Une certaine sauvagerie (M. Wrobel) (©New Story)
La frontière entre réalisme et naturalisme est franchie dès l’ouverture du film : aux quelques plans montrant un petit village comme il en existe tant, avec petits commerces et pavillons aux jardins bien entretenus, succèdent brutalement une incursion dans la ferme d’une famille ayant migré de Pologne dans ce bocage vendéen aux alentours de la « vraie vie » mais néanmoins isolé du monde, univers zolien fait de fange, de flaques de boue et de vie de peu. Le chef de famille boiteux, Henryk (Wojciech Skibiński), se repose totalement sur ses deux fils, Tomek (Przemyslaw Przestrzelski) et Bogdan (Kuba Dyniewicz), et, surtout, sur sa fille Nawojka (Maria Wróbel). Cette dernière semble devoir faire tourner la vie de la ferme, déconsidérée par ses frères, asservie par un père pourtant aimant, enfermée dans ce monde crasseux dont elle aimerait s’évader, sans solution face à des hommes qui ne seraient rien sans elle dans une reconduction implicite de la dialectique hégelienne du maître et de l’esclave, et possédant un étrange pouvoir héritée de sa défunte mère qui la rend apparemment inapte à vivre dans une autre réalité que celle où elle survit laborieusement. L’irruption de Sandra (Roxane Mesquida), jeune femme du coin vouée aux gémonies par tous les habitants des environs depuis la mort de son père, revenue pour vider la maison du paternel voisine de la ferme, ressemble alors fort à une porte de sortie pour Nawojka. Mais le désir quelque peu voyeur qu’elle a pour cette nouvelle arrivante va littéralement mettre le feu au bocage…

L’ensorcellement par une nouvelle voisine (R. Mesquida) (©New Story)
Il y a quelque chose de profondément anxiogène dans la mise en scène étouffante de Julia Kowalski, sans échappatoire, enfermée dans ce bocage vendéen fait de grisaille et de terre, lourdeur envahissant jusqu’à la photographie du film elle-même, sale, granuleuse. Le danger suinte dans chaque éclat de voix, dans chaque regard, même ceux provenant de personnages semblant pourtant amener de la sympathie comme pourrait le faire le vétérinaire Frank (Jean-Baptiste Durand), apparemment attiré par Nawojka lorsqu’il vient soigner ses bêtes mais dont les regards obliques et les mots contenus en font étrangement un être hostile, ceci d’autant plus qu’il se fait oiseau de mauvais augure (les bêtes de la ferme sont malades et doivent être tuées). On pourrait taxer Que ma volonté soit faite de complaisance dans cette caractérisation d’une campagne reculée qui ne serait gouvernée que par une forme d’archaïsme. On n’aurait peut-être pas entièrement tort tant le film flirte parfois avec une forme de caricature misérabiliste pas très finaude. Mais paradoxalement, l’intérêt du long métrage réside aussi dans ces outrances, créant une sorte d’atmosphère d’épouvante latente, une menace permanente qui ne demande qu’à surgir de ce tableau crasseux et à tout envahir.
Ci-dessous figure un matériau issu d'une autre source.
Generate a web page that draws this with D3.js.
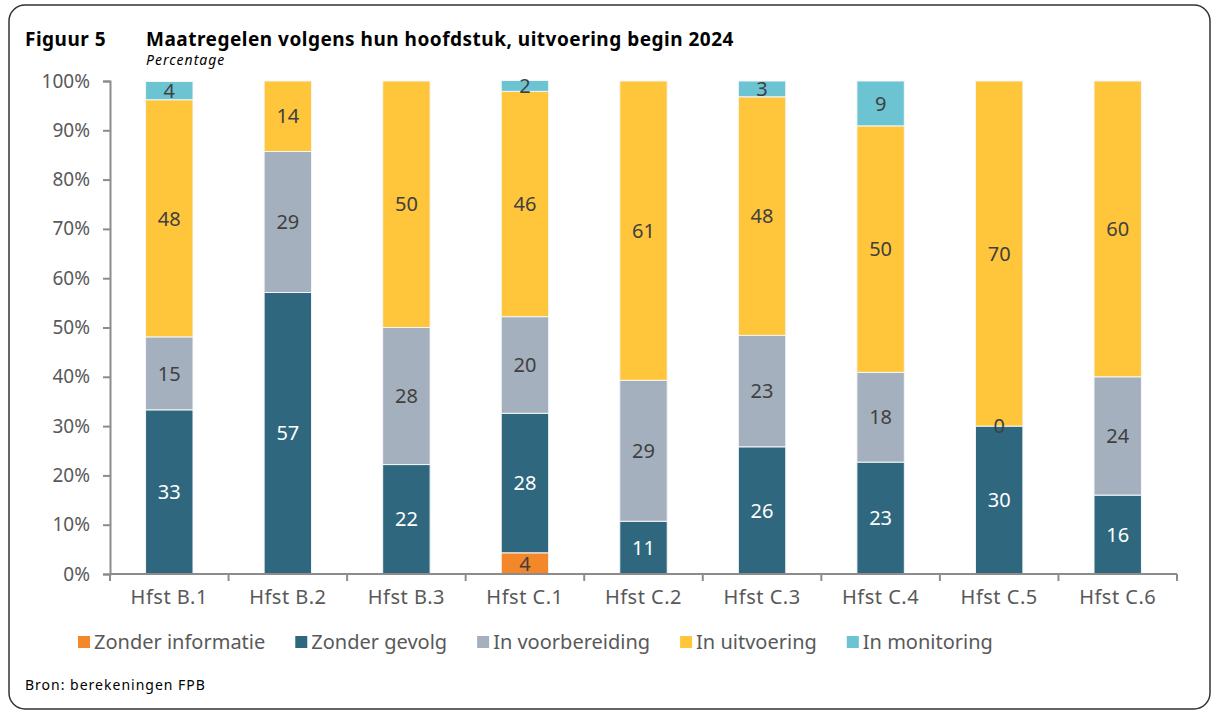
<!DOCTYPE html>
<html>
<head>
<meta charset="utf-8">
<script src="https://cdn.jsdelivr.net/npm/d3@7"></script>
<style>
  body { margin: 0; background: #fff; }
  svg text { font-family: "Noto Sans", sans-serif; }
</style>
</head>
<body>
<div id="chart"></div>
<script>
// chart data (percentages, labels are shown rounded)
var categories = ["Hfst B.1", "Hfst B.2", "Hfst B.3", "Hfst C.1", "Hfst C.2", "Hfst C.3", "Hfst C.4", "Hfst C.5", "Hfst C.6"];
var seriesNames = ["Zonder informatie", "Zonder gevolg", "In voorbereiding", "In uitvoering", "In monitoring"];
// null = empty cell (no label), 0 = shown as 0
var zonderInformatie = [null, null, null, 4.3, null, null, null, null, null];
var zonderGevolg     = [33.3, 57.1, 22.2, 28.3, 10.7, 25.8, 22.7, 30, 16];
var inVoorbereiding  = [14.8, 28.6, 27.8, 19.6, 28.6, 22.6, 18.2, 0, 24];
var inUitvoering     = [48.1, 14.3, 50, 45.7, 60.7, 48.4, 50, 70, 60];
var inMonitoring     = [3.7, null, null, 2.2, null, 3.2, 9.1, null, null];
var yTicks = [0, 10, 20, 30, 40, 50, 60, 70, 80, 90, 100];

var colors = ["#F4872A", "#2E677E", "#A5B0BE", "#FFC63C", "#6CC4D3"];
var labelColors = ["#404040", "#ffffff", "#404040", "#404040", "#404040"];

// build rows for the stack
var seriesValues = [zonderInformatie, zonderGevolg, inVoorbereiding, inUitvoering, inMonitoring];
var rows = categories.map(function(c, i) {
    var row = {cat: c};
    seriesNames.forEach(function(s, j) { row[s] = seriesValues[j][i]; });
    return row;
});

var width = 1215, height = 713;
var svg = d3.select("#chart").append("svg")
    .attr("width", width)
    .attr("height", height);

// frame
svg.append("rect")
    .attr("x", 9).attr("y", 5)
    .attr("width", 1201).attr("height", 704)
    .attr("rx", 16).attr("ry", 16)
    .attr("fill", "none")
    .attr("stroke", "#333")
    .attr("stroke-width", 1.5);

// titles
svg.append("text").attr("x", 25).attr("y", 46)
    .attr("font-size", 19).attr("font-weight", "bold").attr("fill", "#000")
    .attr("letter-spacing", 0.5)
    .text("Figuur 5");
svg.append("text").attr("x", 146).attr("y", 46)
    .attr("font-size", 19).attr("font-weight", "bold").attr("fill", "#000")
    .attr("letter-spacing", 0.5)
    .text("Maatregelen volgens hun hoofdstuk, uitvoering begin 2024");
svg.append("text").attr("x", 146).attr("y", 65)
    .attr("font-size", 14).attr("font-style", "italic").attr("fill", "#000")
    .attr("letter-spacing", 1)
    .text("Percentage");

// scales
var x = d3.scaleBand()
    .domain(categories)
    .range([110, 1177])
    .paddingInner(0.6)
    .paddingOuter(0.3);
var y = d3.scaleLinear().domain([0, 100]).range([574, 81]);

var stack = d3.stack()
    .keys(seriesNames)
    .value(function(d, key) { return d[key] || 0; });
var stacked = stack(rows);

// bars
var layers = svg.append("g").selectAll("g")
    .data(stacked)
    .enter().append("g")
    .attr("fill", function(d, i) { return colors[i]; });

layers.selectAll("rect")
    .data(function(d) { return d; })
    .enter().append("rect")
    .attr("x", function(d) { return x(d.data.cat); })
    .attr("width", x.bandwidth())
    .attr("y", function(d) { return y(d[1]); })
    .attr("height", function(d) { return y(d[0]) - y(d[1]); })
    .attr("stroke", "#f4f6f8")
    .attr("stroke-width", 1);

// value labels
var fmt = d3.format(".0f");
stacked.forEach(function(layer, i) {
    svg.append("g").selectAll("text")
        .data(layer.filter(function(d) { return d.data[layer.key] != null; }))
        .enter().append("text")
        .attr("x", function(d) { return x(d.data.cat) + x.bandwidth() / 2; })
        .attr("y", function(d) { return y((d[0] + d[1]) / 2); })
        .attr("dy", "0.36em")
        .attr("text-anchor", "middle")
        .attr("font-size", 20)
        .attr("fill", labelColors[i])
        .text(function(d) { return fmt(d.data[layer.key]); });
});

// y axis
var yAxis = d3.axisLeft(y)
    .tickValues(yTicks)
    .tickSize(7)
    .tickPadding(13)
    .tickFormat(function(d) { return d + "%"; });
var gy = svg.append("g").attr("transform", "translate(110,0)").call(yAxis);
gy.select(".domain").attr("stroke", "#8c8c8c").attr("stroke-width", 2);
gy.selectAll(".tick line").attr("stroke", "#8c8c8c").attr("stroke-width", 2);
gy.selectAll(".tick text").attr("font-size", 19).attr("fill", "#595959")
    .style("font-family", "Noto Sans");

// x axis (ticks between categories)
var step = x.step();
var gx = svg.append("g").attr("transform", "translate(0,574)");
gx.append("line")
    .attr("x1", x.range()[0]).attr("x2", x.range()[1])
    .attr("stroke", "#8c8c8c").attr("stroke-width", 2);
gx.selectAll(".xtick")
    .data(d3.range(categories.length + 1))
    .enter().append("line")
    .attr("class", "xtick")
    .attr("x1", function(i) { return x.range()[0] + i * step; })
    .attr("x2", function(i) { return x.range()[0] + i * step; })
    .attr("y1", 0).attr("y2", 7)
    .attr("stroke", "#8c8c8c").attr("stroke-width", 2);
gx.selectAll(".xlabel")
    .data(categories)
    .enter().append("text")
    .attr("class", "xlabel")
    .attr("x", function(d) { return x(d) + x.bandwidth() / 2; })
    .attr("y", 30)
    .attr("text-anchor", "middle")
    .attr("font-size", 20)
    .attr("letter-spacing", 0.5)
    .attr("fill", "#595959")
    .text(function(d) { return d; });

// legend
var legend = svg.append("g").attr("transform", "translate(78,642)");
var lx = 0;
seriesNames.forEach(function(name, i) {
    var item = legend.append("g").attr("transform", "translate(" + lx + ",0)");
    item.append("rect")
        .attr("x", 0).attr("y", -6)
        .attr("width", 12).attr("height", 12)
        .attr("fill", colors[i]);
    var t = item.append("text")
        .attr("x", 16).attr("dy", "0.36em")
        .attr("font-size", 20)
        .attr("fill", "#595959")
        .text(name);
    lx += 16 + t.node().getComputedTextLength() + 30;
});

// source
svg.append("text").attr("x", 25).attr("y", 690)
    .attr("font-size", 14).attr("fill", "#000")
    .attr("letter-spacing", 1)
    .text("Bron: berekeningen FPB");
</script>
</body>
</html>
De ce point de vue, la scène de banquet du mariage du frère aîné de Nawojka s’avère l’une des scènes les plus terrifiantes du cinéma français de ces dernières années. Organisé en plein air, rassemblant toute la population du bocage sur des tables posées sur tréteaux au beau milieu des bottes de paille, le repas champêtre devient peu à peu un moment envahi par l’ivresse, d’abord joyeuse et dansante, puis de plus en plus inquiétante par les débordements désinhibés qu’elle encourage, exsudant l’humiliation du racisme latent envers ces Polonais qui semblent ne rien avoir à faire en ces terres où ils n’auront jamais vraiment leur place (le discours du père constamment parasité par les paysans avinés), la violence morale puis physique, une frénésie littéralement anormale. Et Julia Kowalski d’accompagner cette anormalité en la filmant pointilleusement dans une mise en scène évoquant quelque peu le Calvaire de Fabrice Du Welz (2004), et plus particulièrement sa scène de danse traumatisante, aux allures cauchemardesques, montrant des autochtones ardennais remuant leur corps de façon désordonnée au son d’un piano désaccordé. Et de se dire qu’en effet, le cauchemar se tapit aussi au sein du naturalisme de Kowalski, dans ce réel en pire, dans cette contemplation d’une condition humaine aux instincts sauvages menant au pire (on peut également penser au Sam Peckinpah des Chiens de paille [1971] devant la horde de ruraux affamés de viol et de lynchage de Que ma volonté soit faite).

Fange et nudité : un corps naturaliste (M. Wrobel) (©New Story)
La donnée fantastique du film apporte une poésie presque romantique à cette brutalité exacerbée, vise paradoxalement à détruire définitivement la terreur provoquée par la description naturaliste de cette ruralité, le surnaturel se trouvant finalement être l’élément le plus apaisant du récit, délivrant ainsi sa plus belle scène. En résulte la libération de Nawojka lors d’un scène saisissante : traversant d’un pas tranquille le village des premiers plans dans une parfaite nudité recouverte de boue, la jeune femme s’est tout à la fois débarrassé de ses oripeaux naturalistes et retrouve un monde réel (le village, donc) lui-même outré par l’incursion de cette menace sortie du bocage, comme une sorte de vouivre extirpée du bourbier de l’outre-tombe. Et Que ma volonté soit faite de se révéler tout autant comme un film théorique radical, audacieux voire téméraire sur la fiction réaliste que comme un récit d’émancipation d’une rudesse aussi éprouvante et borderline que remarquablement émouvante.